This question is from https://mywiki.wooledge.org/ProcessSubstitution

mkfifo /var/tmp/fifo1
mkfifo /var/tmp/fifo2
sort list1 >/var/tmp/fifo1 &
sort list2 >/var/tmp/fifo2 &
diff /var/tmp/fifo1 /var/tmp/fifo2
rm /var/tmp/fifo1 /var/tmp/fifo2

As I understand about named pipes, I'm thinking the following is in effect:

On lines 1-2, we create two named pipes: fifo1 and fifo2.

sort list1 > fifo1 & and sort list2 > fifo2 & are trying to write to the named pipes so they are blocked until something reads from them.

Then diff command that comes afterwards, reads from fifo1 and fifo2. So lines 3-4 are unblocked. Next diff is executed and the output sent to terminal.

Lastly, we delete named pipes fifo1 and fifo2.

The source says all this is the same as diff <(sort list1) <(sort list2).

Is my explanation correct?


  • Yes, it looks correct to me. diff expects files, and process substitution allows you to turn the output of the two sort commands into files. Commented Feb 12, 2021 at 2:40

1 Answer 1


Is my explanation correct?

No. The sorts are blocked before even being started (the subshells which would execute the sorts are blocked when trying to open the fifos). And they're only blocked until the other side of the fifo is opened too, no need to read anything from it.

If you try mkfifo /tmp/fifo; true > /tmp/fifo, the true will be blocked, even if it isn't ever trying to write anything to the fifo. A true < /tmp/fifo from another shell will unblock it, without trying to read anything at all.

The source says all this is the same as diff <(sort list1) <(sort list2).

It's not.
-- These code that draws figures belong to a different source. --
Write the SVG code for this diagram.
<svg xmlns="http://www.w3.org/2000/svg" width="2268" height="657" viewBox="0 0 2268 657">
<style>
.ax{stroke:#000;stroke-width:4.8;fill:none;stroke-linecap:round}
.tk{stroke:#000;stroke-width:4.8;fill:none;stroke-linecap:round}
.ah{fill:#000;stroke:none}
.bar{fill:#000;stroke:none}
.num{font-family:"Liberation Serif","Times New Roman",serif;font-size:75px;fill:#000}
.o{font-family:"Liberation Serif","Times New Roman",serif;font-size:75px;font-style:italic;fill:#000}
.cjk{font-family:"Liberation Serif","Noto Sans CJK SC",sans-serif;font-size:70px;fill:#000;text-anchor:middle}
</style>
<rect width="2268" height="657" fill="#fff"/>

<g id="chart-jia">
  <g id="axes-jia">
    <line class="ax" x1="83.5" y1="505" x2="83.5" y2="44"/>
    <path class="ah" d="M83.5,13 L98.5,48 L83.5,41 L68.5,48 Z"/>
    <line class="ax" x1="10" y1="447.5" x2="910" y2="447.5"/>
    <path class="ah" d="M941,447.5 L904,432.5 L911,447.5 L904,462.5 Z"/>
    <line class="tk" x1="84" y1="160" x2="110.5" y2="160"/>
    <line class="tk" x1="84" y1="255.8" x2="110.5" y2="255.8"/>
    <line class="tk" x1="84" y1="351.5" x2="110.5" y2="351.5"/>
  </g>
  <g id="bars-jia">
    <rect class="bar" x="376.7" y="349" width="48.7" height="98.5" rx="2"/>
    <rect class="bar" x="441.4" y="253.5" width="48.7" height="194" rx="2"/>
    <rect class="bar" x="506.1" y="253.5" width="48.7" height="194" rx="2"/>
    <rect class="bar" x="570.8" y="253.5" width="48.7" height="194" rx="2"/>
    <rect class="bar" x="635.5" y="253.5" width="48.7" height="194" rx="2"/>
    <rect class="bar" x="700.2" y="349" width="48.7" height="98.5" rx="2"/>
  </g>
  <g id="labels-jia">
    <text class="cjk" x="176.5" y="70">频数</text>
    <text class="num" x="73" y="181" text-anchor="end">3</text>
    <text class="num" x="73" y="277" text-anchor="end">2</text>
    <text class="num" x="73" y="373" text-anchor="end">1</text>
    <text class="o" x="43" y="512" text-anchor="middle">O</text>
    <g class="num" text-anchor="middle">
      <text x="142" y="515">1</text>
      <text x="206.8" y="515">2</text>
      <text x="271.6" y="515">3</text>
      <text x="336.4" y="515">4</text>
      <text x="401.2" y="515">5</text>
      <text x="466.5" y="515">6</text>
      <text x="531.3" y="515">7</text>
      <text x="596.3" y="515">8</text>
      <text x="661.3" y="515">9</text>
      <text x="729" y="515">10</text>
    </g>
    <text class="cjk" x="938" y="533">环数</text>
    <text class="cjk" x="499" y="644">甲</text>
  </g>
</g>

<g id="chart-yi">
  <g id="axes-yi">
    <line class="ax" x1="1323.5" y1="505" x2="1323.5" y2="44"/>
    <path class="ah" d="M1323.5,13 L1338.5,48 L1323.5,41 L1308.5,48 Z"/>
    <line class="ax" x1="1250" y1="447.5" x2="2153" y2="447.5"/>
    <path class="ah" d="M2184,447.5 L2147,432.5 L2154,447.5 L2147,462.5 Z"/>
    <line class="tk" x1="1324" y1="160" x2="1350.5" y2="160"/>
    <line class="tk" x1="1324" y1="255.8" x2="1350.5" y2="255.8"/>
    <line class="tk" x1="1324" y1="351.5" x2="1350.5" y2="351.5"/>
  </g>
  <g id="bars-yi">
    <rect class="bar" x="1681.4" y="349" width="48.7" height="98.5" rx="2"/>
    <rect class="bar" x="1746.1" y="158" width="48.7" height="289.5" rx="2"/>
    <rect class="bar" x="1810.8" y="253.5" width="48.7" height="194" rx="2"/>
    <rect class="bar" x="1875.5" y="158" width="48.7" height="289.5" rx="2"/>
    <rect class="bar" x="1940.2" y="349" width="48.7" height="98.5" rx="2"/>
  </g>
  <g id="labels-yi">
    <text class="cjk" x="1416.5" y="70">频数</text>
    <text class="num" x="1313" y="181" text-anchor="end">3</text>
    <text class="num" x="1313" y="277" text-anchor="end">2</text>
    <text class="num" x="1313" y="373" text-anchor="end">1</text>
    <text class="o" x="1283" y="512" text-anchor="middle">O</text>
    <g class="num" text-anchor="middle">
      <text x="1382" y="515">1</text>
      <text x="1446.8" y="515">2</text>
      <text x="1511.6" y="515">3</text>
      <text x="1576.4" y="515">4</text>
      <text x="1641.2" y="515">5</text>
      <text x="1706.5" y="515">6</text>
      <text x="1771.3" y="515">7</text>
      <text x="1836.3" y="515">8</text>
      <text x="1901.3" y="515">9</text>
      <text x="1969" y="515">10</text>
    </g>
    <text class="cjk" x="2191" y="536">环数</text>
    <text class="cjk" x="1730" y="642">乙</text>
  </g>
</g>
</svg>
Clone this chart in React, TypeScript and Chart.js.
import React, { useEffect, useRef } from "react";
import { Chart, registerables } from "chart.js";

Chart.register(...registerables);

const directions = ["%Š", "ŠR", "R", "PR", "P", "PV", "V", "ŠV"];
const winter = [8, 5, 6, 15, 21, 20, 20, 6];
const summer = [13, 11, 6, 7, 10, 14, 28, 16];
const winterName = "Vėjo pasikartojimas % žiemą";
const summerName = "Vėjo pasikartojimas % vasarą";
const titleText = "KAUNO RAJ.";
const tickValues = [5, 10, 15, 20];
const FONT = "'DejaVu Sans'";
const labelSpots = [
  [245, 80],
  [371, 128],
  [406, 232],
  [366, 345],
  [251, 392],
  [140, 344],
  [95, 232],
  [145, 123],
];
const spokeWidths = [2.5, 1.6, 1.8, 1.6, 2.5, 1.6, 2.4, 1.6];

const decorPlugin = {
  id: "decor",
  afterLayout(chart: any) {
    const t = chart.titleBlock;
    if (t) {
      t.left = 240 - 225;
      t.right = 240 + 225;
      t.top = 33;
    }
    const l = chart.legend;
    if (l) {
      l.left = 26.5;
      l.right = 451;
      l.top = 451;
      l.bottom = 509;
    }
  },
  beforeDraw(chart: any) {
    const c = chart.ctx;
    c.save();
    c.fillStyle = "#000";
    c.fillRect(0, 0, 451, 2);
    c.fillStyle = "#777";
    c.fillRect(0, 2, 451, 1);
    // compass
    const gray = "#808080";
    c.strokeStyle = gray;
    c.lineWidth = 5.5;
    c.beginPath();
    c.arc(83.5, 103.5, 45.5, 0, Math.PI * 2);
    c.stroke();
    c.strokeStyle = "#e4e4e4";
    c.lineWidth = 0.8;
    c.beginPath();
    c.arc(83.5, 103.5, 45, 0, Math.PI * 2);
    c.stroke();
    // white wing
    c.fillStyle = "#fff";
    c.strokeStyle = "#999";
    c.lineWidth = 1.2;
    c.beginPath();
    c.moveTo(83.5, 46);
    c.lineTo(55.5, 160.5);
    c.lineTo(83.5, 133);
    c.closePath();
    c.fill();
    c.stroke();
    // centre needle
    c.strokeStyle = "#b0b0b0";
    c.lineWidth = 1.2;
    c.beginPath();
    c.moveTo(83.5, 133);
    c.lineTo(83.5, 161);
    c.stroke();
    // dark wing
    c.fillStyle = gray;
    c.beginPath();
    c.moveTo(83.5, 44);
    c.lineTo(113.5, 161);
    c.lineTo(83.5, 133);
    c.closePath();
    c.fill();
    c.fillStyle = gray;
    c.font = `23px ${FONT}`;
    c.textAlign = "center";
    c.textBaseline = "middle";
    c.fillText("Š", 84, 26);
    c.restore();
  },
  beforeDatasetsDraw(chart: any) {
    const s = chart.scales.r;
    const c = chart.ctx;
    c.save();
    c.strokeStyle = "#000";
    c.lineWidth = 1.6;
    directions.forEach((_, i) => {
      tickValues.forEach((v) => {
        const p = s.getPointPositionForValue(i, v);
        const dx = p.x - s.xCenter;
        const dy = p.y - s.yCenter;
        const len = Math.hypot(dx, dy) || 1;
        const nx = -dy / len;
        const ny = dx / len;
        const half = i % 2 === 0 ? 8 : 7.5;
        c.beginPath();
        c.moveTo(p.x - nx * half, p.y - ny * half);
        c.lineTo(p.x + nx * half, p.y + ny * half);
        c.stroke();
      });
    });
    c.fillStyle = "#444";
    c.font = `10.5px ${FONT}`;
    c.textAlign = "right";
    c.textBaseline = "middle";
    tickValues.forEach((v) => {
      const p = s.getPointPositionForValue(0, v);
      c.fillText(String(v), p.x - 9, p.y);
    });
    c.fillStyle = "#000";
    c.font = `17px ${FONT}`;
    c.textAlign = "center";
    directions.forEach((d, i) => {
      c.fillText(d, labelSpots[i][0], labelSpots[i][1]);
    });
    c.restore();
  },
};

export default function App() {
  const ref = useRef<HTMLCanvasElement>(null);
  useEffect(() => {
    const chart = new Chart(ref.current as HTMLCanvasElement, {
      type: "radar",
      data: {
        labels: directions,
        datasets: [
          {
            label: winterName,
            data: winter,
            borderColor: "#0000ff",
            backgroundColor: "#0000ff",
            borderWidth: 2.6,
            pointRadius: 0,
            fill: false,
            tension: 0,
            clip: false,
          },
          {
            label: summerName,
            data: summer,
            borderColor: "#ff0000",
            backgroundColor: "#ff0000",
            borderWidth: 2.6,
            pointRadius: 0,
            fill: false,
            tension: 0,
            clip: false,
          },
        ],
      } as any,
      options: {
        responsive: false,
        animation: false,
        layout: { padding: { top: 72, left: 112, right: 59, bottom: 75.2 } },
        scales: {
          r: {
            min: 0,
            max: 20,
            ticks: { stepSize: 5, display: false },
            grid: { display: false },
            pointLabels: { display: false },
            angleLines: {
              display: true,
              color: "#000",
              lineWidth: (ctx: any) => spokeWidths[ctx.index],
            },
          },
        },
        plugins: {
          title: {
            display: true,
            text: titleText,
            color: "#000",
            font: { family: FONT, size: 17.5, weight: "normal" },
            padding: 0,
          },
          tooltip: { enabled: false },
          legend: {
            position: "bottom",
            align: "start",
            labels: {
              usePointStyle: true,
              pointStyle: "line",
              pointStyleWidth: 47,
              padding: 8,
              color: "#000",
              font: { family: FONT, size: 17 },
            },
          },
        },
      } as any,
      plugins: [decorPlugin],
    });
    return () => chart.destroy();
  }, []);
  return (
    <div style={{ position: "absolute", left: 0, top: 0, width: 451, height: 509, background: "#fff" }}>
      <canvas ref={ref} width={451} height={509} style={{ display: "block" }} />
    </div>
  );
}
If for some reason diff fifo1 fifo2 terminates before opening the fifos passed as arguments, the sort ... & will stay there forever, until someone has mercy and manually kills them.

And I don't know if process substitution can really be implemented with named pipes, but FWIW bash is NOT getting there by a stretch; on platforms without /dev/fds, bash's process substitutions are buggy and only usable with very much care.